(Aim): Copy the lines below as they are; omit the images they contain.

(Supplied records):

□ □ □ □ □ □ □

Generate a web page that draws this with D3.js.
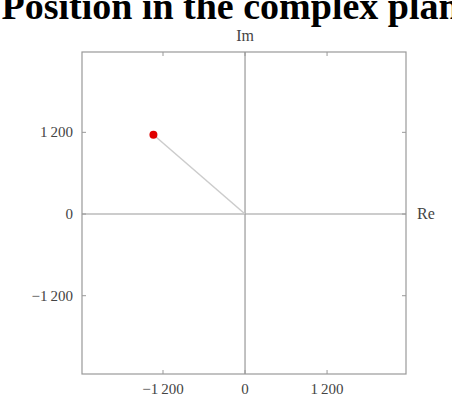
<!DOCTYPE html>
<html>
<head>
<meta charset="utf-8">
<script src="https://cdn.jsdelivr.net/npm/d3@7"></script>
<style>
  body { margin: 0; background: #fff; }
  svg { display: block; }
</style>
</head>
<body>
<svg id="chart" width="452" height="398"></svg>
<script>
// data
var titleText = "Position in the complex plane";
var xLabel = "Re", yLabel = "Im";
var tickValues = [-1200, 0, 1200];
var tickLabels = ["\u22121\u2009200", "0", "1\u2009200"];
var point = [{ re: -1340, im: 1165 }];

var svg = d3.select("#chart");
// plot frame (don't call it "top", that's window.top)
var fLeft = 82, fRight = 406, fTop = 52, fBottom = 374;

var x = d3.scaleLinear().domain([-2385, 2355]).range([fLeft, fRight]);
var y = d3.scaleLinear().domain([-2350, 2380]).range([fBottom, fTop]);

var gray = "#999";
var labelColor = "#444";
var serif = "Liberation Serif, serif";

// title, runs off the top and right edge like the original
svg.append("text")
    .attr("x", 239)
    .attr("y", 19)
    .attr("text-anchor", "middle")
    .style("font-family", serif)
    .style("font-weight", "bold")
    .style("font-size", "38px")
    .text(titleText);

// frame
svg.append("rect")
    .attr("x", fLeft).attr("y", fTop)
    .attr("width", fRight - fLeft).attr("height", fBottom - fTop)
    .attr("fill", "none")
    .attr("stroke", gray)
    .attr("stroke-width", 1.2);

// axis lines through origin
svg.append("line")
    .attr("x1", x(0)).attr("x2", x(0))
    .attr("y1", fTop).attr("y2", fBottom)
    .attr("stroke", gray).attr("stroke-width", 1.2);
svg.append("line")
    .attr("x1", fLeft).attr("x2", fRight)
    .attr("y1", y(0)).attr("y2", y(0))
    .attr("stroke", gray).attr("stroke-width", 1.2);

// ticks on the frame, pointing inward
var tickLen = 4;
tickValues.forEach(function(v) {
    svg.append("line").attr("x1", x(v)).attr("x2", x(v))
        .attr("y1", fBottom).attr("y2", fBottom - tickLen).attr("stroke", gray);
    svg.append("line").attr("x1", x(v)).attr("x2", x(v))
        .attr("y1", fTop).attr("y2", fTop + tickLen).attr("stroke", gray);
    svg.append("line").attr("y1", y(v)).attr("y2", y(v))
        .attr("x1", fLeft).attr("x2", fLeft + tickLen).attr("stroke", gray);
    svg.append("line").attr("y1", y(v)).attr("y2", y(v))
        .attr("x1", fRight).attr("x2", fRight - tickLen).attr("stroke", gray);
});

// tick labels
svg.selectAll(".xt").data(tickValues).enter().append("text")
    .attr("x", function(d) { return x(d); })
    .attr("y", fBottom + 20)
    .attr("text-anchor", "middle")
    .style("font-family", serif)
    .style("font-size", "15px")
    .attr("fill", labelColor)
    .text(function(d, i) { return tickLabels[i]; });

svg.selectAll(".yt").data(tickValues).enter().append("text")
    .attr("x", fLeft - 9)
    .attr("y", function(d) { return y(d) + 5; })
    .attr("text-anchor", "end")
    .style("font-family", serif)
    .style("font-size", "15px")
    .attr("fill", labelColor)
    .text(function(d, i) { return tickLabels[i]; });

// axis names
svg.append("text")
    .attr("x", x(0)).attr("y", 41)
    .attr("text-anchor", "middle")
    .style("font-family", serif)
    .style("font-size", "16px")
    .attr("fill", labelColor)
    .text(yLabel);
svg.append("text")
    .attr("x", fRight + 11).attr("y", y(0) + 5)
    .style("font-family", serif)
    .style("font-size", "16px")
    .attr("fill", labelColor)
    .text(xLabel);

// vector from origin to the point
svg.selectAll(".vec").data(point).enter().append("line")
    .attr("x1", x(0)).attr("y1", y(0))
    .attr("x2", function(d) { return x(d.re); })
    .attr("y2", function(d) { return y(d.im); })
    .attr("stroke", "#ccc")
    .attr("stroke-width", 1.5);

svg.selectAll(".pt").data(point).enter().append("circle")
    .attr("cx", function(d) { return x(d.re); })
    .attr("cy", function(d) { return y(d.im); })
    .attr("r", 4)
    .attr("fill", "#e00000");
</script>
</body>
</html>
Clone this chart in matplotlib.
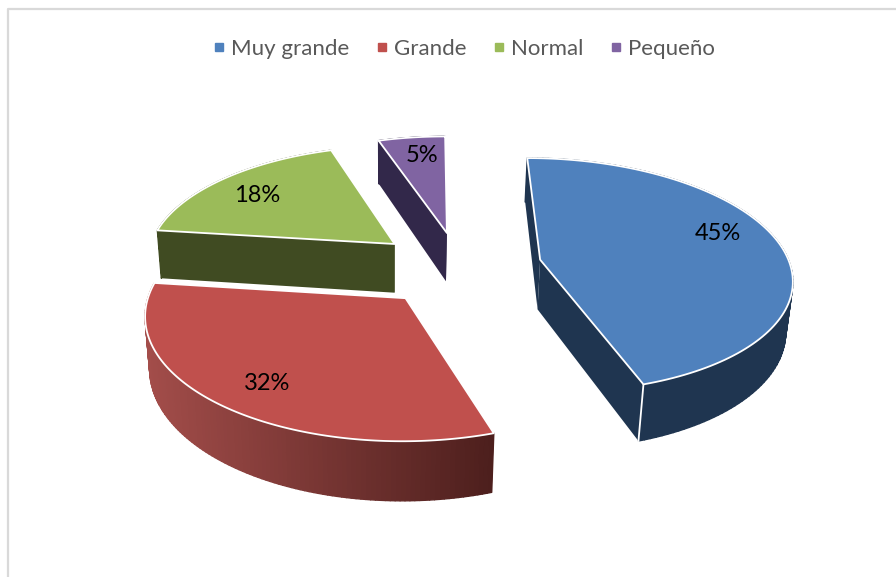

□ □ □ □ □ □ □

(Exercise output):
Generate a web page that draws this with D3.js.
<!DOCTYPE html>
<html>
<head>
<meta charset="utf-8">
<script src="https://cdn.jsdelivr.net/npm/d3@7"></script>
<style>
  body { margin: 0; background: #fff; }
  svg { display: block; }
</style>
</head>
<body>
<svg id="chart" width="452" height="398"></svg>
<script>
// data
var titleText = "Position in the complex plane";
var xLabel = "Re", yLabel = "Im";
var tickValues = [-1200, 0, 1200];
var tickLabels = ["\u22121\u2009200", "0", "1\u2009200"];
var point = [{ re: -1340, im: 1165 }];

var svg = d3.select("#chart");
// plot frame (don't call it "top", that's window.top)
var fLeft = 82, fRight = 406, fTop = 52, fBottom = 374;

var x = d3.scaleLinear().domain([-2385, 2355]).range([fLeft, fRight]);
var y = d3.scaleLinear().domain([-2350, 2380]).range([fBottom, fTop]);

var gray = "#999";
var labelColor = "#444";
var serif = "Liberation Serif, serif";

// title, runs off the top and right edge like the original
svg.append("text")
    .attr("x", 239)
    .attr("y", 19)
    .attr("text-anchor", "middle")
    .style("font-family", serif)
    .style("font-weight", "bold")
    .style("font-size", "38px")
    .text(titleText);

// frame
svg.append("rect")
    .attr("x", fLeft).attr("y", fTop)
    .attr("width", fRight - fLeft).attr("height", fBottom - fTop)
    .attr("fill", "none")
    .attr("stroke", gray)
    .attr("stroke-width", 1.2);

// axis lines through origin
svg.append("line")
    .attr("x1", x(0)).attr("x2", x(0))
    .attr("y1", fTop).attr("y2", fBottom)
    .attr("stroke", gray).attr("stroke-width", 1.2);
svg.append("line")
    .attr("x1", fLeft).attr("x2", fRight)
    .attr("y1", y(0)).attr("y2", y(0))
    .attr("stroke", gray).attr("stroke-width", 1.2);

// ticks on the frame, pointing inward
var tickLen = 4;
tickValues.forEach(function(v) {
    svg.append("line").attr("x1", x(v)).attr("x2", x(v))
        .attr("y1", fBottom).attr("y2", fBottom - tickLen).attr("stroke", gray);
    svg.append("line").attr("x1", x(v)).attr("x2", x(v))
        .attr("y1", fTop).attr("y2", fTop + tickLen).attr("stroke", gray);
    svg.append("line").attr("y1", y(v)).attr("y2", y(v))
        .attr("x1", fLeft).attr("x2", fLeft + tickLen).attr("stroke", gray);
    svg.append("line").attr("y1", y(v)).attr("y2", y(v))
        .attr("x1", fRight).attr("x2", fRight - tickLen).attr("stroke", gray);
});

// tick labels
svg.selectAll(".xt").data(tickValues).enter().append("text")
    .attr("x", function(d) { return x(d); })
    .attr("y", fBottom + 20)
    .attr("text-anchor", "middle")
    .style("font-family", serif)
    .style("font-size", "15px")
    .attr("fill", labelColor)
    .text(function(d, i) { return tickLabels[i]; });

svg.selectAll(".yt").data(tickValues).enter().append("text")
    .attr("x", fLeft - 9)
    .attr("y", function(d) { return y(d) + 5; })
    .attr("text-anchor", "end")
    .style("font-family", serif)
    .style("font-size", "15px")
    .attr("fill", labelColor)
    .text(function(d, i) { return tickLabels[i]; });

// axis names
svg.append("text")
    .attr("x", x(0)).attr("y", 41)
    .attr("text-anchor", "middle")
    .style("font-family", serif)
    .style("font-size", "16px")
    .attr("fill", labelColor)
    .text(yLabel);
svg.append("text")
    .attr("x", fRight + 11).attr("y", y(0) + 5)
    .style("font-family", serif)
    .style("font-size", "16px")
    .attr("fill", labelColor)
    .text(xLabel);

// vector from origin to the point
svg.selectAll(".vec").data(point).enter().append("line")
    .attr("x1", x(0)).attr("y1", y(0))
    .attr("x2", function(d) { return x(d.re); })
    .attr("y2", function(d) { return y(d.im); })
    .attr("stroke", "#ccc")
    .attr("stroke-width", 1.5);

svg.selectAll(".pt").data(point).enter().append("circle")
    .attr("cx", function(d) { return x(d.re); })
    .attr("cy", function(d) { return y(d.im); })
    .attr("r", 4)
    .attr("fill", "#e00000");
</script>
</body>
</html>
Clone this chart in matplotlib.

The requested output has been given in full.